The sheer difficulty of implementing pattern matching (and even to this day it’s not implemented 100% correctly or to the level that I want) heavily demotivated me and kind of made me give up on Oops for a good while. Compiling pattern matching is actually something that’s been written a lot about, like here or here, but these are mostly in the context of making them efficient and optimizing them, and they involve strange things like doing linear algebra on a pattern matrix(?!). I didn’t want to do that at first, I just wanted to make it work, but I could barely even get it to work at all in the end.
As a whole though, I was pretty pleased with how far I got in the compiler. It achieved feature parity with the tree-walker in everything except pattern matching, and in some features like structs and modules I’d even say it surpassed it and added new stuff. By mid-July, this stage of Oops was pretty much finished.

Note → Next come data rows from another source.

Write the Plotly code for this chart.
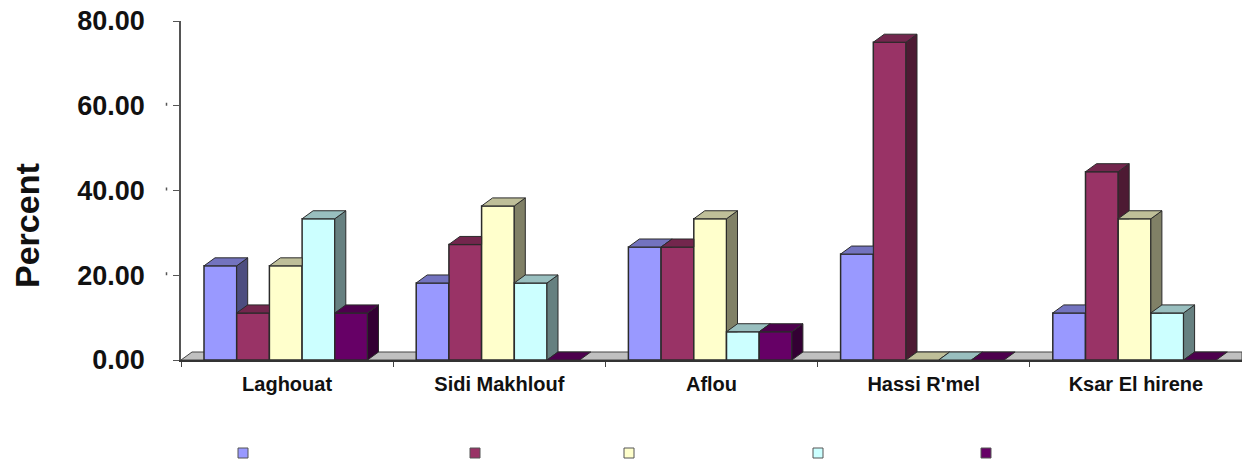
import plotly.graph_objects as go

categories = ["Laghouat", "Sidi Makhlouf", "Aflou", "Hassi R'mel", "Ksar El hirene"]
s1 = [22.22, 18.18, 26.67, 25.0, 11.11]
s2 = [11.11, 27.27, 26.67, 75.0, 44.44]
s3 = [22.22, 36.36, 33.33, 0.0, 33.33]
s4 = [33.33, 18.18, 6.67, 0.0, 11.11]
s5 = [11.11, 0.0, 6.67, 0.0, 0.0]
series = [s1, s2, s3, s4, s5]
front = ["#9999FF", "#993366", "#FFFFCC", "#CCFFFF", "#660066"]
top = ["#7373BF", "#73264D", "#BFBF99", "#99BFBF", "#4D004D"]
side = ["#4D4D80", "#4D1A33", "#808066", "#668080", "#330033"]
y_ticks = [0, 20, 40, 60, 80]
legend_x = [238, 470, 624, 813, 981]

W, H = 1242, 463
L, T, B = 181, 21, 103
PLOT_W, PLOT_H = W - L, H - T - B
PX_X = PLOT_W / 5
PX_Y = PLOT_H / 80
DX = 11 / PX_X
DY = 8 / PX_Y
BW = 32.7 / PX_X
GAP = 23 / PX_X
EDGE = "#2b2b2b"


def clip_above(poly, y0):
    out = []
    for k, p in enumerate(poly):
        q = poly[(k + 1) % len(poly)]
        if p[1] >= y0:
            out.append(p)
        if (p[1] >= y0) != (q[1] >= y0):
            t = (y0 - p[1]) / (q[1] - p[1])
            out.append((p[0] + t * (q[0] - p[0]), y0))
    return out


def top_poly(xl, xr, v, vn):
    if vn is None or vn <= v:
        return [(xl, v), (xr, v), (xr + DX, v + DY), (xl + DX, v + DY)]
    if vn >= v + DY:
        return [(xl, v), (xr, v), (xr, v + DY), (xl + DX, v + DY)]
    f = (vn - v) / DY
    return [(xl, v), (xr, v), (xr, vn), (xr + f * DX, vn), (xr + DX, v + DY), (xl + DX, v + DY)]


def add_poly(xs, ys, poly):
    if poly:
        closed = poly + [poly[0]]
        xs.extend(p[0] for p in closed)
        ys.extend(p[1] for p in closed)
        xs.append(None)
        ys.append(None)


fig = go.Figure()
xc = list(range(len(categories)))
for j, vals in enumerate(series):
    fig.add_trace(go.Bar(
        x=[i - 0.5 + GAP + BW * (j + 0.5) for i in xc], y=vals, width=BW,
        marker=dict(color=front[j], line=dict(color=EDGE, width=1.5)), showlegend=False,
    ))

for j, vals in enumerate(series):
    tx, ty, sx, sy = [], [], [], []
    for i, v in enumerate(vals):
        xl = i - 0.5 + GAP + BW * j
        xr = xl + BW
        vn = series[j + 1][i] if j + 1 < len(series) else None
        add_poly(tx, ty, top_poly(xl, xr, v, vn))
        if v > 0:
            s = [(xr, 0), (xr + DX, DY), (xr + DX, v + DY), (xr, v)]
            if vn is not None:
                s = clip_above(s, vn)
            add_poly(sx, sy, s)
    fig.add_trace(go.Scatter(x=sx, y=sy, mode="lines", fill="toself", fillcolor=side[j],
                             line=dict(color=EDGE, width=1), showlegend=False, hoverinfo="skip"))
    fig.add_trace(go.Scatter(x=tx, y=ty, mode="lines", fill="toself", fillcolor=top[j],
                             line=dict(color=EDGE, width=1), showlegend=False, hoverinfo="skip"))

shapes = [dict(type="path", layer="below",
               path=f"M -0.5 0 L {-0.5 + DX} {DY} L 4.5 {DY} L 4.5 0 Z",
               fillcolor="#C0C0C0", line=dict(color="#444444", width=1))]
for v in y_ticks:
    y0 = v - (4 / PX_Y if v == 0 else 0)
    shapes.append(dict(type="line", xref="paper", yref="y", x0=-14.5 / PLOT_W, x1=-14.5 / PLOT_W,
                       y0=y0, y1=y0 + 3 / PX_Y, line=dict(color="#555555", width=1.5)))
for c, x in zip(front, legend_x):
    shapes.append(dict(type="rect", xref="paper", yref="paper",
                       x0=(x - L) / PLOT_W, x1=(x + 10 - L) / PLOT_W,
                       y0=-(453 + 5 - (H - B)) / PLOT_H, y1=-(453 - 5 - (H - B)) / PLOT_H,
                       fillcolor=c, line=dict(color="#555555", width=1)))

fig.update_layout(
    width=W, height=H, margin=dict(l=L, r=0, t=T, b=B, pad=0, autoexpand=False),
    paper_bgcolor="white", plot_bgcolor="white", barmode="overlay", shapes=shapes,
    font=dict(family="Liberation Sans", color="#111111"),
    annotations=[dict(text="Percent", textangle=-90, showarrow=False, xref="paper", yref="paper",
                      x=(27 - L) / PLOT_W, y=(H - B - 226) / PLOT_H, xanchor="center", yanchor="middle",
                      font=dict(size=34, family="Liberation Sans", weight="bold", color="#111111"))],
    xaxis=dict(range=[-0.5, 4.5], tickmode="array", tickvals=xc, ticktext=categories,
               tickfont=dict(size=20, family="Liberation Sans", weight="bold"), ticks="", showgrid=False,
               zeroline=False, showline=True, linecolor="#333333", linewidth=1.5, ticklabelstandoff=5,
               minor=dict(tickmode="array", tickvals=[i - 0.5 for i in range(6)], ticks="outside",
                          ticklen=5, tickcolor="#444444", tickwidth=1.2, showgrid=False)),
    yaxis=dict(range=[0, 80], tickmode="array", tickvals=y_ticks, ticktext=[f"{v:.2f}" for v in y_ticks],
               tickfont=dict(size=27, family="Liberation Sans", weight="bold"), ticks="outside", ticklen=6,
               tickcolor="#555555", tickwidth=1.2, showgrid=False, zeroline=False, showline=True,
               linecolor="#555555", linewidth=1.5, ticklabelstandoff=23),
)
fig.write_html("out.html", config=dict(displayModeBar=False),
               post_script="document.body.style.margin='0';document.documentElement.style.overflow='hidden';")
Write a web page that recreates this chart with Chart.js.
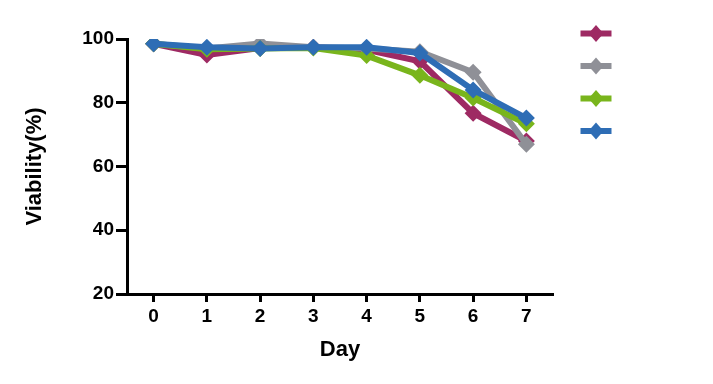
<!DOCTYPE html>
<html>
<head>
<meta charset="utf-8">
<script src="https://cdn.jsdelivr.net/npm/chart.js@4.4.1/dist/chart.umd.min.js"></script>
<style>
html,body{margin:0;padding:0;background:#fff;}
#wrap{width:713px;height:384px;position:relative;}
</style>
</head>
<body>
<div id="wrap"><canvas id="c" width="713" height="384"></canvas></div>
<script>
const days = ['0','1','2','3','4','5','6','7'];
const seriesMaroon = [98.5, 95.0, 97.2, 97.4, 96.6, 93.0, 76.7, 68.0];
const seriesGray   = [98.5, 97.0, 98.6, 97.4, 97.0, 96.0, 89.6, 67.0];
const seriesGreen  = [98.5, 96.8, 97.0, 97.2, 94.8, 88.6, 81.5, 73.4];
const seriesBlue   = [98.5, 97.4, 97.0, 97.4, 97.4, 95.6, 84.0, 75.2];
const yTicks = [20, 40, 60, 80, 100];
const colors = ['#9e2a63', '#8f9097', '#79b51c', '#2e6db5'];

function ds(data, color, order) {
  return {
    label: '',
    data: data,
    borderColor: color,
    backgroundColor: color,
    borderWidth: 6,
    pointStyle: 'rectRot',
    pointRadius: 8.5,
    pointHoverRadius: 8.5,
    pointBorderWidth: 0,
    pointBackgroundColor: color,
    tension: 0,
    order: order
  };
}

const legendPlugin = {
  id: 'lineLegend',
  afterDraw(chart) {
    const ctx = chart.ctx;
    const area = chart.chartArea;
    const cx = area.right + 43;
    chart.data.datasets.forEach((d, i) => {
      const cy = area.top - 5.5 + i * 32.5;
      ctx.save();
      ctx.strokeStyle = d.borderColor;
      ctx.lineWidth = 6;
      ctx.beginPath();
      ctx.moveTo(cx - 15.5, cy);
      ctx.lineTo(cx + 15.5, cy);
      ctx.stroke();
      ctx.fillStyle = d.borderColor;
      ctx.beginPath();
      ctx.moveTo(cx - 7.5, cy);
      ctx.lineTo(cx, cy - 8.5);
      ctx.lineTo(cx + 7.5, cy);
      ctx.lineTo(cx, cy + 8.5);
      ctx.closePath();
      ctx.fill();
      ctx.restore();
    });
  }
};

const tickFont = { family: 'Liberation Sans, Arial', size: 19, weight: 'bold' };
const titleFont = { family: 'Liberation Sans, Arial', size: 22, weight: 'bold' };

new Chart(document.getElementById('c'), {
  type: 'line',
  data: {
    labels: days,
    datasets: [
      ds(seriesMaroon, colors[0], 4),
      ds(seriesGray, colors[1], 3),
      ds(seriesGreen, colors[2], 2),
      ds(seriesBlue, colors[3], 1)
    ]
  },
  options: {
    responsive: false,
    animation: false,
    devicePixelRatio: 1,
    layout: { padding: { top: 39, right: 160, bottom: 16.8, left: 18 } },
    plugins: { legend: { display: false }, tooltip: { enabled: false } },
    scales: {
      x: {
        type: 'category',
        offset: true,
        grid: { display: true, offset: false, drawOnChartArea: false, drawTicks: true, tickLength: 8, tickWidth: 3, tickColor: '#000' },
        border: { display: true, color: '#000', width: 3 },
        ticks: { color: '#000', padding: 3, font: tickFont, maxRotation: 0 },
        title: { display: true, text: 'Day', color: '#000', padding: { top: 6, bottom: 4 }, font: titleFont }
      },
      y: {
        min: 20,
        max: 100,
        afterBuildTicks: axis => { axis.ticks = yTicks.map(v => ({ value: v })); },
        grid: { display: true, drawOnChartArea: false, drawTicks: true, tickLength: 11, tickWidth: 3, tickColor: '#000' },
        border: { display: true, color: '#000', width: 3 },
        ticks: { color: '#000', padding: 2, font: tickFont },
        title: { display: true, text: 'Viability(%)', color: '#000', padding: { top: 4, bottom: 31.9 }, font: titleFont }
      }
    }
  },
  plugins: [legendPlugin]
});
</script>
</body>
</html>
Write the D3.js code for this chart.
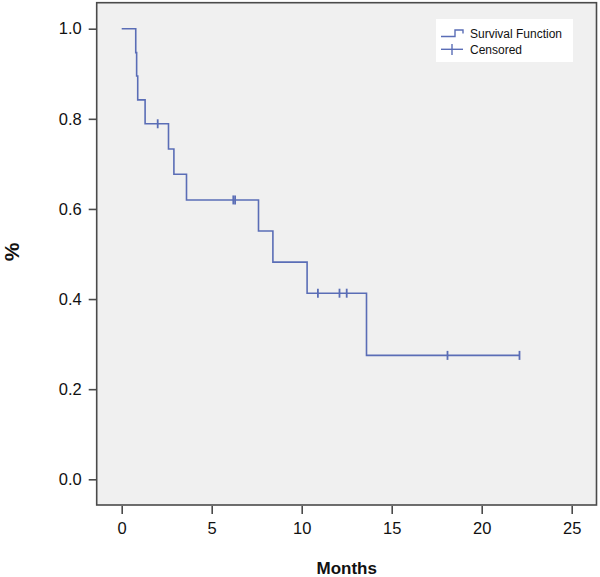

And uh, that’s actually where we are today. The last commit was on July 18th with the message “pattern matching… finally.”
What now?
I haven’t touched Oops at all since then, but before I started working on Mickey again, I was making preparations for the next stage: compilation to LLVM. I now have a job working with LLVM IR, so hopefully what I learn there will help me here when I start working on Oops again. It certainly seems like quite the task though, especially given that OCaml’s LLVM bindings, while officially maintained and supported by LLVM themselves, aren’t very well documented. The last version of LLVM with ANY official OCaml documentation at all was 12. Before I look up when that was released, I’m going to take a guess and say it was in like 2008 or something.